### WHAT TO PRODUCE
Set down the lines that begin at the top of the records and end with the line containing "import plotly.graph_objects as go", and drop every picture.

====== DATASET EXCERPTS ======

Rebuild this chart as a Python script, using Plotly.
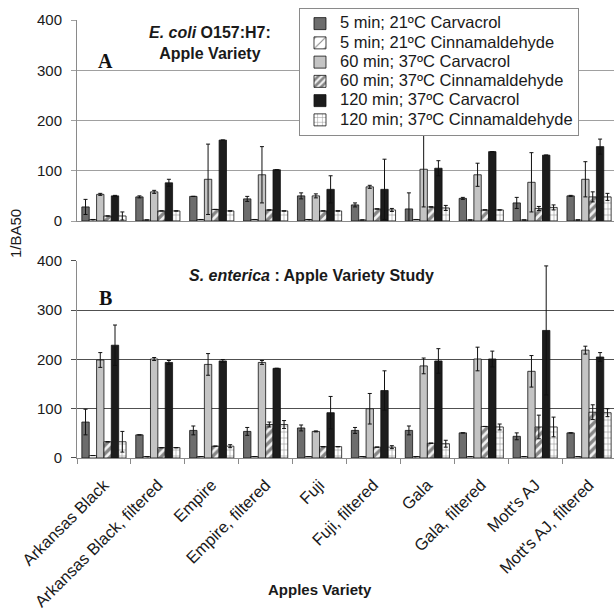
import plotly.graph_objects as go

# Apple varieties tested (x categories)
varieties = [
    "Arkansas Black", "Arkansas Black, filtered", "Empire", "Empire, filtered",
    "Fuji", "Fuji, filtered", "Gala", "Gala, filtered", "Mott's AJ", "Mott's AJ, filtered",
]

treatments = [
    "5 min; 21ºC Carvacrol",
    "5 min; 21ºC Cinnamaldehyde",
    "60 min; 37ºC Carvacrol",
    "60 min; 37ºC Cinnamaldehyde",
    "120 min; 37ºC Carvacrol",
    "120 min; 37ºC Cinnamaldehyde",
]

# Panel A: E. coli O157:H7 (1/BA50 means and standard deviations)
ecoli_carv5 = [28, 48, 49, 44, 50, 32, 24, 45, 36, 50]
ecoli_carv5_sd = [15, 2, 0, 5, 6, 4, 32, 2, 11, 1]
ecoli_cinn5 = [3, 2, 3, 3, 3, 2, 3, 2, 2, 2]
ecoli_cinn5_sd = [0, 0, 0, 0, 0, 0, 0, 0, 0, 0]
ecoli_carv60 = [53, 58, 83, 92, 50, 68, 103, 92, 77, 83]
ecoli_carv60_sd = [2, 3, 70, 56, 4, 3, 75, 23, 59, 35]
ecoli_cinn60 = [10, 20, 23, 22, 20, 24, 28, 22, 25, 48]
ecoli_cinn60_sd = [0, 0, 0, 0, 0, 0, 0, 0, 4, 10]
ecoli_carv120 = [50, 76, 161, 102, 63, 63, 105, 138, 131, 148]
ecoli_carv120_sd = [1, 7, 0, 0, 27, 60, 15, 0, 0, 15]
ecoli_cinn120 = [10, 20, 20, 20, 20, 22, 26, 22, 27, 48]
ecoli_cinn120_sd = [8, 0, 0, 0, 0, 3, 5, 0, 5, 7]

# Panel B: S. enterica
sent_carv5 = [73, 47, 56, 54, 61, 56, 56, 51, 44, 51]
sent_carv5_sd = [26, 0, 9, 8, 6, 6, 9, 0, 7, 0]
sent_cinn5 = [5, 3, 3, 3, 3, 3, 3, 3, 3, 3]
sent_cinn5_sd = [0, 0, 0, 0, 0, 0, 0, 0, 0, 0]
sent_carv60 = [199, 201, 190, 194, 54, 100, 187, 201, 176, 219]
sent_carv60_sd = [15, 3, 22, 4, 1, 31, 16, 24, 32, 8]
sent_cinn60 = [33, 21, 24, 68, 23, 22, 30, 64, 63, 93]
sent_cinn60_sd = [0, 0, 0, 5, 0, 0, 0, 0, 24, 15]
sent_carv120 = [229, 194, 197, 182, 92, 137, 197, 201, 259, 205]
sent_carv120_sd = [41, 4, 3, 0, 33, 40, 25, 16, 131, 9]
sent_cinn120 = [33, 21, 24, 68, 23, 22, 29, 63, 63, 92]
sent_cinn120_sd = [21, 0, 3, 8, 0, 3, 7, 6, 20, 8]

ecoli_values = [ecoli_carv5, ecoli_cinn5, ecoli_carv60, ecoli_cinn60, ecoli_carv120, ecoli_cinn120]
ecoli_sds = [ecoli_carv5_sd, ecoli_cinn5_sd, ecoli_carv60_sd, ecoli_cinn60_sd, ecoli_carv120_sd, ecoli_cinn120_sd]
sent_values = [sent_carv5, sent_cinn5, sent_carv60, sent_cinn60, sent_carv120, sent_cinn120]
sent_sds = [sent_carv5_sd, sent_cinn5_sd, sent_carv60_sd, sent_cinn60_sd, sent_carv120_sd, sent_cinn120_sd]

edge = dict(color="#111111", width=0.8)
markers = [
    dict(color="#6d6d6d", line=edge),
    dict(color="white", line=edge,
         pattern=dict(shape="/", fgcolor="#111111", bgcolor="white", size=9, solidity=0.15)),
    dict(color="#c4c4c4", line=edge),
    dict(color="white", line=edge,
         pattern=dict(shape="/", fgcolor="#1a1a1a", bgcolor="#f2f2f2", size=6, solidity=0.55)),
    dict(color="#1c1c1c", line=edge),
    dict(color="white", line=edge,
         pattern=dict(shape="+", fgcolor="#222222", bgcolor="white", size=6, solidity=0.18)),
]

fig = go.Figure()


def add_panel(values, sds, xa, ya, legend):
    for name, v, sd, mk in zip(treatments, values, sds, markers):
        fig.add_trace(go.Bar(
            x=varieties, y=v, xaxis=xa, yaxis=ya,
            name="<span style='font-size:16.5px'>" + name + "</span>",
            showlegend=legend, marker=mk,
            error_y=dict(type="data", array=sd, visible=True,
                         color="#111111", thickness=1, width=2),
        ))


add_panel(ecoli_values, ecoli_sds, "x2", "y2", True)
add_panel(sent_values, sent_sds, "x", "y", False)

grid_a = "#a0a0a0"
grid_b = "#505050"
axis_col = "#8a8a8a"


def note(text, x, y, **kw):
    return dict(text=text, xref="paper", yref="paper", x=x, y=y,
                xanchor="center", yanchor="middle", showarrow=False, **kw)


fig.update_layout(
    width=614, height=615,
    margin=dict(l=77, r=0, t=20, b=157),
    paper_bgcolor="white", plot_bgcolor="white",
    barmode="group", bargap=0.18, bargroupgap=0,
    font=dict(family="Liberation Sans", size=15, color="#1a1a1a"),
    xaxis=dict(domain=[0, 1], anchor="y", range=[-0.5, 9.463],
               tickangle=-45, ticks="outside", tickson="boundaries", ticklen=5,
               tickcolor=axis_col, showline=True, linecolor=axis_col, linewidth=1,
               tickfont=dict(size=16.5), ticklabelstandoff=10, showgrid=False),
    xaxis2=dict(domain=[0, 1], anchor="y2", matches="x", showticklabels=False,
                ticks="", showline=True, linecolor=axis_col, showgrid=False),
    yaxis=dict(domain=[0, 0.4498], anchor="x", range=[0, 400], dtick=100,
               ticks="outside", ticklen=5, tickcolor=grid_b, gridcolor=grid_b,
               gridwidth=1.2, showline=True, linecolor=axis_col, zeroline=False,
               tickfont=dict(size=15), ticklabelstandoff=6),
    yaxis2=dict(domain=[0.5411, 1], anchor="x2", range=[0, 400], dtick=100,
                ticks="outside", ticklen=5, tickcolor=grid_a, gridcolor=grid_a,
                gridwidth=1, showline=True, linecolor=axis_col, zeroline=False,
                tickfont=dict(size=15), ticklabelstandoff=6),
    legend=dict(x=0.4134, y=1.0274, xanchor="left", yanchor="top",
                bgcolor="white", bordercolor="#8a8a8a", borderwidth=1,
                font=dict(size=12.5, family="Liberation Sans", color="#1a1a1a"),
                traceorder="normal", entrywidth=250),
    annotations=[
        note("<b><i>E. coli</i> O157:H7:<br>Apple Variety</b>", 0.2477, 0.9486,
             font=dict(size=16), align="center"),
        note("<b>A</b>", 0.0531, 0.9064,
             font=dict(size=20, family="Liberation Serif", color="#111")),
        note("<b><i>S. enterica</i> : Apple Variety Study</b>", 0.4358, 0.4178,
             font=dict(size=16)),
        note("<b>B</b>", 0.0540, 0.3664,
             font=dict(size=20, family="Liberation Serif", color="#111")),
        note("1/BA50", -0.1136, 0.5137, textangle=-90, font=dict(size=15)),
        note("<b>Apples Variety</b>", 0.4525, -0.301, font=dict(size=15)),
    ],
)

fig.write_html("out.html")
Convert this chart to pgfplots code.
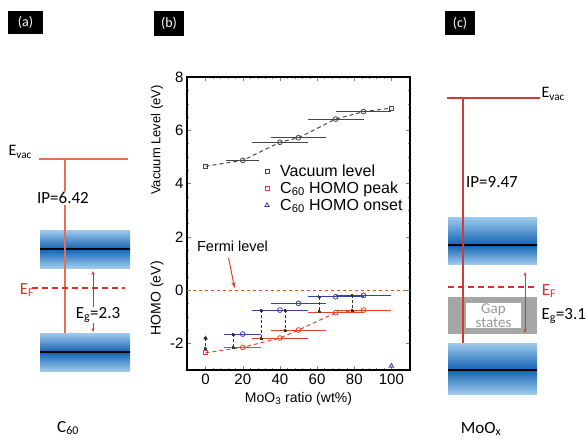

======

### THE COMPLETED TASK
Rebuild this chart as a Python script, using Plotly.
import plotly.graph_objects as go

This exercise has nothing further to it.